**WHAT IS NEEDED**
Keep the pictures out of the copy and print all the entries below exactly.

**Entries with chart source code**

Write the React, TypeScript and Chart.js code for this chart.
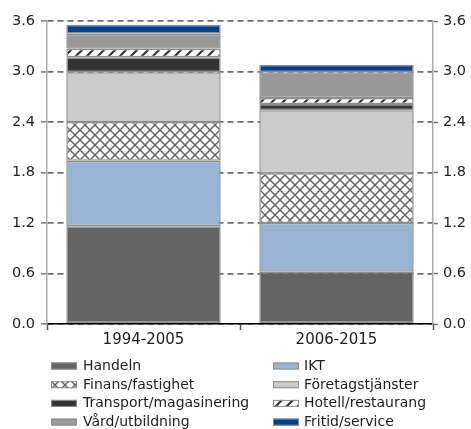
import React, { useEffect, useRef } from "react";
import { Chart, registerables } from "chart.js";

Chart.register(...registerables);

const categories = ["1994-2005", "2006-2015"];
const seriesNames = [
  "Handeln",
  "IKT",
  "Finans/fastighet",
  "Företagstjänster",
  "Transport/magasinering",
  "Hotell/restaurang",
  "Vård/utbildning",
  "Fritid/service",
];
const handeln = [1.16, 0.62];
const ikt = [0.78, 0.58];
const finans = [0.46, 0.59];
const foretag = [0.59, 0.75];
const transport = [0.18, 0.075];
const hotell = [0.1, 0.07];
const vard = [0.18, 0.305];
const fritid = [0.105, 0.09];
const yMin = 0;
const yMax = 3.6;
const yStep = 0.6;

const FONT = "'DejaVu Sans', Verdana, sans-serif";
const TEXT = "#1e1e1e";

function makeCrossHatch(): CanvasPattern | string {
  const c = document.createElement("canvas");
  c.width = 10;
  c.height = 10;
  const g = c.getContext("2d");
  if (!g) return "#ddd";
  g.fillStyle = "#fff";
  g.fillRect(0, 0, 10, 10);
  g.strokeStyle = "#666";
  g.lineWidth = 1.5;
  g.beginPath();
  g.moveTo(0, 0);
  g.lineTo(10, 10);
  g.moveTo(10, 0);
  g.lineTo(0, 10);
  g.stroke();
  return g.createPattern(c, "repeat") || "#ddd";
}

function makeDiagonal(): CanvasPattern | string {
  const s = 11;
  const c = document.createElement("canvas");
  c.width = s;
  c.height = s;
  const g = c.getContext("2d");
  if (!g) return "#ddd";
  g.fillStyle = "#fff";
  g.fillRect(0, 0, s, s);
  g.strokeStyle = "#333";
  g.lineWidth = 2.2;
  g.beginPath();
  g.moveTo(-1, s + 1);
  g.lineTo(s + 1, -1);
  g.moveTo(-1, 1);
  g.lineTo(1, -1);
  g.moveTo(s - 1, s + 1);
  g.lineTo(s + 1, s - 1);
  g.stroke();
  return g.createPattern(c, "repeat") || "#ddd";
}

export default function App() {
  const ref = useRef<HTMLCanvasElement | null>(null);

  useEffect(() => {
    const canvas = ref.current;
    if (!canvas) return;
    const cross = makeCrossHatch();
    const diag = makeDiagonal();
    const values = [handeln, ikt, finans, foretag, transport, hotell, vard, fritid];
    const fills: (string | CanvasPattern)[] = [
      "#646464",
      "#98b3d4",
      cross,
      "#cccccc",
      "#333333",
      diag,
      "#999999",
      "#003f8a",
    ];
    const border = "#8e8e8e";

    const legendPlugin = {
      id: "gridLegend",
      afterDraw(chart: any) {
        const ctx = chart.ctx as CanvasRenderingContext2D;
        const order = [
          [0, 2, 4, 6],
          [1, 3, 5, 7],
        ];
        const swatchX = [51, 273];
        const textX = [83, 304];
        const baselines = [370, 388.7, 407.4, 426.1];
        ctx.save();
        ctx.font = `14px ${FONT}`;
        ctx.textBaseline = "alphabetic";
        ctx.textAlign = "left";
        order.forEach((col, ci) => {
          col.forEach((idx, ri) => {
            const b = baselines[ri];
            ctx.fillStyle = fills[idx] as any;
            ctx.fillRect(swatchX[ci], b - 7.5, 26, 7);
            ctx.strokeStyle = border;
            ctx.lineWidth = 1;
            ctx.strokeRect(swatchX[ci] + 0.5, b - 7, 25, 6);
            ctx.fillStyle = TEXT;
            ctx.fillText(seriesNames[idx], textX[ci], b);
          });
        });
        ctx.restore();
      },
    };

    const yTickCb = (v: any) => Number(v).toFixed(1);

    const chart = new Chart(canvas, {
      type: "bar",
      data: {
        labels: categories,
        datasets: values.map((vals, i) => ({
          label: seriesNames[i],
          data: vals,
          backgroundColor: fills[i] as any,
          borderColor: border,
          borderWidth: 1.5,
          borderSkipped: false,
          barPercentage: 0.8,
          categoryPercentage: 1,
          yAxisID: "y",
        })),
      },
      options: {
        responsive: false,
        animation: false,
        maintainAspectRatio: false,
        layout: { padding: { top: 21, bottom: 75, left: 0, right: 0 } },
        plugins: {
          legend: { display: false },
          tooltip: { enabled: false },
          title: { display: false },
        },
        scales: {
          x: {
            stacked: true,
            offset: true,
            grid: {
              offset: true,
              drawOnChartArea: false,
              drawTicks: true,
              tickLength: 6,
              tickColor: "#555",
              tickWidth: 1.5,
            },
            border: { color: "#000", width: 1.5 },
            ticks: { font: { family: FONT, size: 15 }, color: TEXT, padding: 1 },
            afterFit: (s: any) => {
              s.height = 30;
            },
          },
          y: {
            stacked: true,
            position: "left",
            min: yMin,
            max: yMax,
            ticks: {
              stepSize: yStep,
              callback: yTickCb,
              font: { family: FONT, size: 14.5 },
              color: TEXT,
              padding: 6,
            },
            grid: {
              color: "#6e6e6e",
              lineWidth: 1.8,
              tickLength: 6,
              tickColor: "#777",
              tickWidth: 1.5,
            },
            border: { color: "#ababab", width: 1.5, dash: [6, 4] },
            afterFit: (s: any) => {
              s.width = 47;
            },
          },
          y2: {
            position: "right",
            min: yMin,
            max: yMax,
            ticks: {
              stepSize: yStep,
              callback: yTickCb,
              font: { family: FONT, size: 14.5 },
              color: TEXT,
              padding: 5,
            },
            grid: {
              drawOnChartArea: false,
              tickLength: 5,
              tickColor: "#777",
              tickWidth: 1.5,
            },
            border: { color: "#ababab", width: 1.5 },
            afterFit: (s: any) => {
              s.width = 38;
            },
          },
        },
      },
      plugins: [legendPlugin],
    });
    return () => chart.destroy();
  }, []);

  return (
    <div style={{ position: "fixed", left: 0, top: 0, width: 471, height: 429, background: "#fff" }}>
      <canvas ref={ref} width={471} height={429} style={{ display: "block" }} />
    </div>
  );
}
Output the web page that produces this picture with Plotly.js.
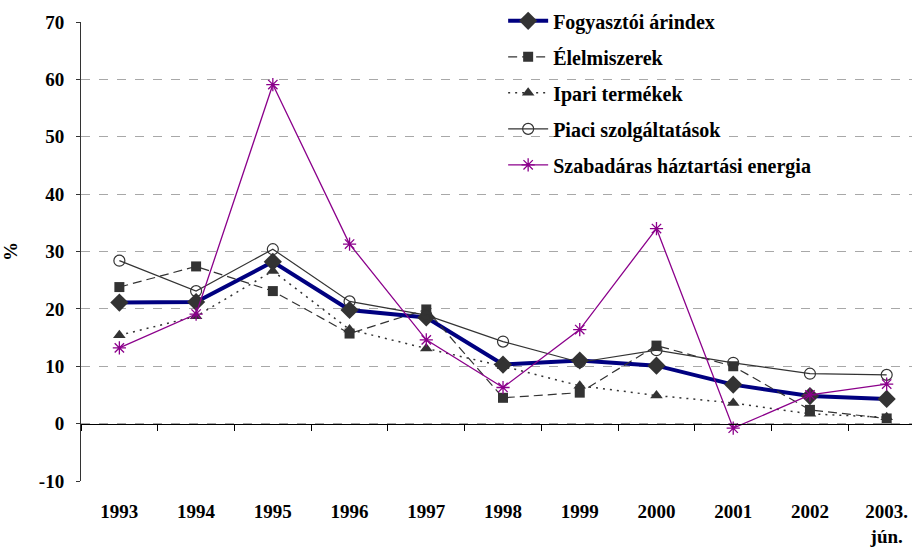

**THE COMPLETED TASK**
Write the React, TypeScript and Chart.js code for this chart.
import React, { useEffect, useRef } from "react";
import { Chart, registerables } from "chart.js";

Chart.register(...registerables);

const categories = ["1994-2005", "2006-2015"];
const seriesNames = [
  "Handeln",
  "IKT",
  "Finans/fastighet",
  "Företagstjänster",
  "Transport/magasinering",
  "Hotell/restaurang",
  "Vård/utbildning",
  "Fritid/service",
];
const handeln = [1.16, 0.62];
const ikt = [0.78, 0.58];
const finans = [0.46, 0.59];
const foretag = [0.59, 0.75];
const transport = [0.18, 0.075];
const hotell = [0.1, 0.07];
const vard = [0.18, 0.305];
const fritid = [0.105, 0.09];
const yMin = 0;
const yMax = 3.6;
const yStep = 0.6;

const FONT = "'DejaVu Sans', Verdana, sans-serif";
const TEXT = "#1e1e1e";

function makeCrossHatch(): CanvasPattern | string {
  const c = document.createElement("canvas");
  c.width = 10;
  c.height = 10;
  const g = c.getContext("2d");
  if (!g) return "#ddd";
  g.fillStyle = "#fff";
  g.fillRect(0, 0, 10, 10);
  g.strokeStyle = "#666";
  g.lineWidth = 1.5;
  g.beginPath();
  g.moveTo(0, 0);
  g.lineTo(10, 10);
  g.moveTo(10, 0);
  g.lineTo(0, 10);
  g.stroke();
  return g.createPattern(c, "repeat") || "#ddd";
}

function makeDiagonal(): CanvasPattern | string {
  const s = 11;
  const c = document.createElement("canvas");
  c.width = s;
  c.height = s;
  const g = c.getContext("2d");
  if (!g) return "#ddd";
  g.fillStyle = "#fff";
  g.fillRect(0, 0, s, s);
  g.strokeStyle = "#333";
  g.lineWidth = 2.2;
  g.beginPath();
  g.moveTo(-1, s + 1);
  g.lineTo(s + 1, -1);
  g.moveTo(-1, 1);
  g.lineTo(1, -1);
  g.moveTo(s - 1, s + 1);
  g.lineTo(s + 1, s - 1);
  g.stroke();
  return g.createPattern(c, "repeat") || "#ddd";
}

export default function App() {
  const ref = useRef<HTMLCanvasElement | null>(null);

  useEffect(() => {
    const canvas = ref.current;
    if (!canvas) return;
    const cross = makeCrossHatch();
    const diag = makeDiagonal();
    const values = [handeln, ikt, finans, foretag, transport, hotell, vard, fritid];
    const fills: (string | CanvasPattern)[] = [
      "#646464",
      "#98b3d4",
      cross,
      "#cccccc",
      "#333333",
      diag,
      "#999999",
      "#003f8a",
    ];
    const border = "#8e8e8e";

    const legendPlugin = {
      id: "gridLegend",
      afterDraw(chart: any) {
        const ctx = chart.ctx as CanvasRenderingContext2D;
        const order = [
          [0, 2, 4, 6],
          [1, 3, 5, 7],
        ];
        const swatchX = [51, 273];
        const textX = [83, 304];
        const baselines = [370, 388.7, 407.4, 426.1];
        ctx.save();
        ctx.font = `14px ${FONT}`;
        ctx.textBaseline = "alphabetic";
        ctx.textAlign = "left";
        order.forEach((col, ci) => {
          col.forEach((idx, ri) => {
            const b = baselines[ri];
            ctx.fillStyle = fills[idx] as any;
            ctx.fillRect(swatchX[ci], b - 7.5, 26, 7);
            ctx.strokeStyle = border;
            ctx.lineWidth = 1;
            ctx.strokeRect(swatchX[ci] + 0.5, b - 7, 25, 6);
            ctx.fillStyle = TEXT;
            ctx.fillText(seriesNames[idx], textX[ci], b);
          });
        });
        ctx.restore();
      },
    };

    const yTickCb = (v: any) => Number(v).toFixed(1);

    const chart = new Chart(canvas, {
      type: "bar",
      data: {
        labels: categories,
        datasets: values.map((vals, i) => ({
          label: seriesNames[i],
          data: vals,
          backgroundColor: fills[i] as any,
          borderColor: border,
          borderWidth: 1.5,
          borderSkipped: false,
          barPercentage: 0.8,
          categoryPercentage: 1,
          yAxisID: "y",
        })),
      },
      options: {
        responsive: false,
        animation: false,
        maintainAspectRatio: false,
        layout: { padding: { top: 21, bottom: 75, left: 0, right: 0 } },
        plugins: {
          legend: { display: false },
          tooltip: { enabled: false },
          title: { display: false },
        },
        scales: {
          x: {
            stacked: true,
            offset: true,
            grid: {
              offset: true,
              drawOnChartArea: false,
              drawTicks: true,
              tickLength: 6,
              tickColor: "#555",
              tickWidth: 1.5,
            },
            border: { color: "#000", width: 1.5 },
            ticks: { font: { family: FONT, size: 15 }, color: TEXT, padding: 1 },
            afterFit: (s: any) => {
              s.height = 30;
            },
          },
          y: {
            stacked: true,
            position: "left",
            min: yMin,
            max: yMax,
            ticks: {
              stepSize: yStep,
              callback: yTickCb,
              font: { family: FONT, size: 14.5 },
              color: TEXT,
              padding: 6,
            },
            grid: {
              color: "#6e6e6e",
              lineWidth: 1.8,
              tickLength: 6,
              tickColor: "#777",
              tickWidth: 1.5,
            },
            border: { color: "#ababab", width: 1.5, dash: [6, 4] },
            afterFit: (s: any) => {
              s.width = 47;
            },
          },
          y2: {
            position: "right",
            min: yMin,
            max: yMax,
            ticks: {
              stepSize: yStep,
              callback: yTickCb,
              font: { family: FONT, size: 14.5 },
              color: TEXT,
              padding: 5,
            },
            grid: {
              drawOnChartArea: false,
              tickLength: 5,
              tickColor: "#777",
              tickWidth: 1.5,
            },
            border: { color: "#ababab", width: 1.5 },
            afterFit: (s: any) => {
              s.width = 38;
            },
          },
        },
      },
      plugins: [legendPlugin],
    });
    return () => chart.destroy();
  }, []);

  return (
    <div style={{ position: "fixed", left: 0, top: 0, width: 471, height: 429, background: "#fff" }}>
      <canvas ref={ref} width={471} height={429} style={{ display: "block" }} />
    </div>
  );
}
Output the web page that produces this picture with Plotly.js.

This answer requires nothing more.